Why is tube cutting speed so much lower than flat sheet at the same power?
The speed limit is the rotary axis mechanics, not the laser. A 6KW system that cuts 1mm SS flat sheet at 40–50 m/min cuts the same material as tube at only 6–8 m/min. The rotary motor, collet chuck dynamics, and the vibration characteristics of a spinning tube all cap the practical feed rate. Attempting flat-sheet speeds on tube causes vibration, positioning errors, and quality problems. The laser is not the limiting factor — adding more laser power does not increase tube cutting speed significantly.
Do I need different parameters for round tube vs square tube?

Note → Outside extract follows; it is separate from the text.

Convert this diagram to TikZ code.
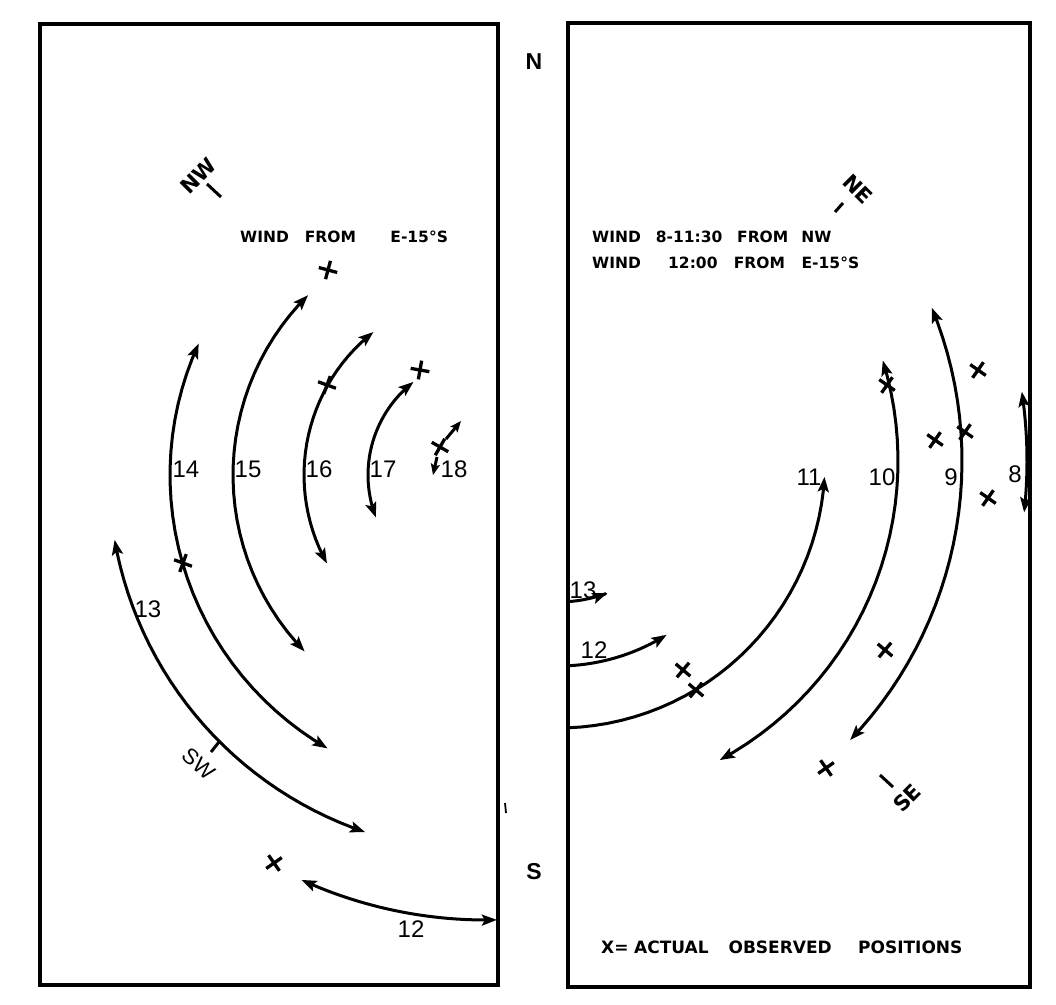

The parameter table values — speed, focus, gas, pressure, nozzle — are the same for round and square tube of the same wall thickness. The difference is how you program and operate the cut: square tube requires corner deceleration (reducing speed by 10–15% as the cut approaches each 90° corner) to prevent overburn. Round tube runs at constant speed throughout. Rectangular tube follows the same corner deceleration rule as square tube, and if the long and short walls differ in thickness, use the parameter row for the thicker wall throughout.
The rated power and the output power in the tables are different — is this correct?
Yes, this is correct and intentional. A 3KW machine cutting 1mm SS tube runs at 1500W output — the same as a 1.5KW machine would use. Tube cutting steps output power up with wall thickness; the rated power is a ceiling, not a fixed operating point. Running maximum rated power on thin tube causes burn-through and poor cut quality. The advantage of a higher-rated machine on thin tube is adjustment margin, not speed — and it reaches full output sooner as wall thickness increases.